* start *

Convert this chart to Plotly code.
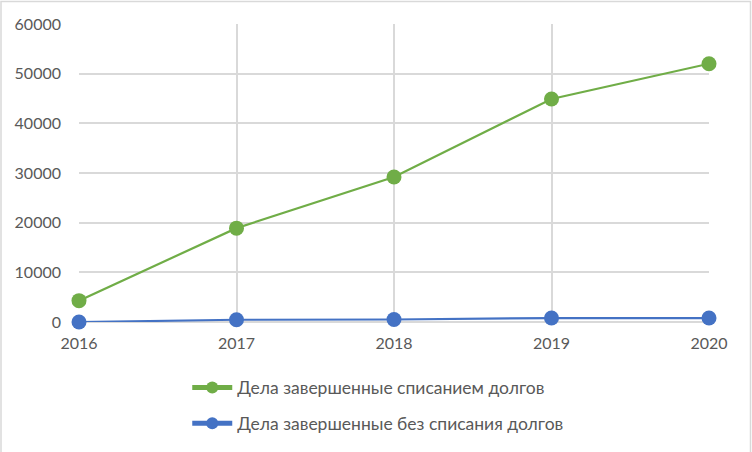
import plotly.graph_objects as go

years = ["2016", "2017", "2018", "2019", "2020"]
with_writeoff = [4300, 18900, 29200, 44900, 52000]
without_writeoff = [0, 450, 500, 800, 800]
y_ticks = [0, 10000, 20000, 30000, 40000, 50000, 60000]

W, H = 752, 452
ml, mr, mt, mb = 79, 43, 24, 130
pw, ph = W - ml - mr, H - mt - mb

font = "Lato, 'Open Sans', sans-serif"
grey_txt = "#595959"
grid = "#D9D9D9"

fig = go.Figure()
fig.add_trace(go.Scatter(
    x=years, y=with_writeoff, name="Дела завершенные списанием долгов",
    mode="lines+markers", line=dict(color="#70AD47", width=2.2),
    marker=dict(size=15, color="#70AD47"), cliponaxis=False, legendgroup="a",
))
fig.add_trace(go.Scatter(
    x=years, y=without_writeoff, name="Дела завершенные без списания долгов",
    mode="lines+markers", line=dict(color="#4472C4", width=2.2),
    marker=dict(size=15, color="#4472C4"), cliponaxis=False, legendgroup="b",
))

# outer chart border (Excel chart area)
fig.add_shape(
    type="rect", xref="paper", yref="paper",
    x0=(1 - ml) / pw, x1=(W - 1.5 - ml) / pw,
    y0=(mb - (H - 1.5)) / ph, y1=(H - 1.5 - mb) / ph,
    line=dict(color="#D9D9D9", width=1.5),
)

fig.update_layout(
    width=W, height=H,
    margin=dict(l=ml, r=mr, t=mt, b=mb, autoexpand=False),
    paper_bgcolor="white", plot_bgcolor="white",
    font=dict(family=font, color=grey_txt, size=16),
    showlegend=True,
    legend=dict(
        orientation="v", x=0.475, xanchor="center", y=-0.16, yanchor="top",
        font=dict(size=17.5, color=grey_txt), tracegroupgap=10,
        itemwidth=40, itemsizing="constant",
    ),
    xaxis=dict(
        type="category", range=[0, 4], showgrid=True, gridcolor=grid, gridwidth=1.5,
        zeroline=False, showline=False, ticks="", ticklabelstandoff=10,
        automargin=False, tickfont=dict(size=16, color=grey_txt),
    ),
    yaxis=dict(
        range=[0, 60000], tickvals=y_ticks, tickformat="d", showgrid=True,
        gridcolor=grid, gridwidth=1.5, zeroline=True, zerolinecolor=grid,
        zerolinewidth=1.5, showline=False, ticks="", ticklabelstandoff=17,
        automargin=False, tickfont=dict(size=16, color=grey_txt),
    ),
)

fig.write_html("out.html", config={"displayModeBar": False},
               post_script="document.body.style.margin='0';")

* end *

## Work to be completed
Return each line exactly as written. Any picture gets left out.

## Response
Convert this chart to Plotly code.
import plotly.graph_objects as go

years = ["2016", "2017", "2018", "2019", "2020"]
with_writeoff = [4300, 18900, 29200, 44900, 52000]
without_writeoff = [0, 450, 500, 800, 800]
y_ticks = [0, 10000, 20000, 30000, 40000, 50000, 60000]

W, H = 752, 452
ml, mr, mt, mb = 79, 43, 24, 130
pw, ph = W - ml - mr, H - mt - mb

font = "Lato, 'Open Sans', sans-serif"
grey_txt = "#595959"
grid = "#D9D9D9"

fig = go.Figure()
fig.add_trace(go.Scatter(
    x=years, y=with_writeoff, name="Дела завершенные списанием долгов",
    mode="lines+markers", line=dict(color="#70AD47", width=2.2),
    marker=dict(size=15, color="#70AD47"), cliponaxis=False, legendgroup="a",
))
fig.add_trace(go.Scatter(
    x=years, y=without_writeoff, name="Дела завершенные без списания долгов",
    mode="lines+markers", line=dict(color="#4472C4", width=2.2),
    marker=dict(size=15, color="#4472C4"), cliponaxis=False, legendgroup="b",
))

# outer chart border (Excel chart area)
fig.add_shape(
    type="rect", xref="paper", yref="paper",
    x0=(1 - ml) / pw, x1=(W - 1.5 - ml) / pw,
    y0=(mb - (H - 1.5)) / ph, y1=(H - 1.5 - mb) / ph,
    line=dict(color="#D9D9D9", width=1.5),
)

fig.update_layout(
    width=W, height=H,
    margin=dict(l=ml, r=mr, t=mt, b=mb, autoexpand=False),
    paper_bgcolor="white", plot_bgcolor="white",
    font=dict(family=font, color=grey_txt, size=16),
    showlegend=True,
    legend=dict(
        orientation="v", x=0.475, xanchor="center", y=-0.16, yanchor="top",
        font=dict(size=17.5, color=grey_txt), tracegroupgap=10,
        itemwidth=40, itemsizing="constant",
    ),
    xaxis=dict(
        type="category", range=[0, 4], showgrid=True, gridcolor=grid, gridwidth=1.5,
        zeroline=False, showline=False, ticks="", ticklabelstandoff=10,
        automargin=False, tickfont=dict(size=16, color=grey_txt),
    ),
    yaxis=dict(
        range=[0, 60000], tickvals=y_ticks, tickformat="d", showgrid=True,
        gridcolor=grid, gridwidth=1.5, zeroline=True, zerolinecolor=grid,
        zerolinewidth=1.5, showline=False, ticks="", ticklabelstandoff=17,
        automargin=False, tickfont=dict(size=16, color=grey_txt),
    ),
)

fig.write_html("out.html", config={"displayModeBar": False},
               post_script="document.body.style.margin='0';")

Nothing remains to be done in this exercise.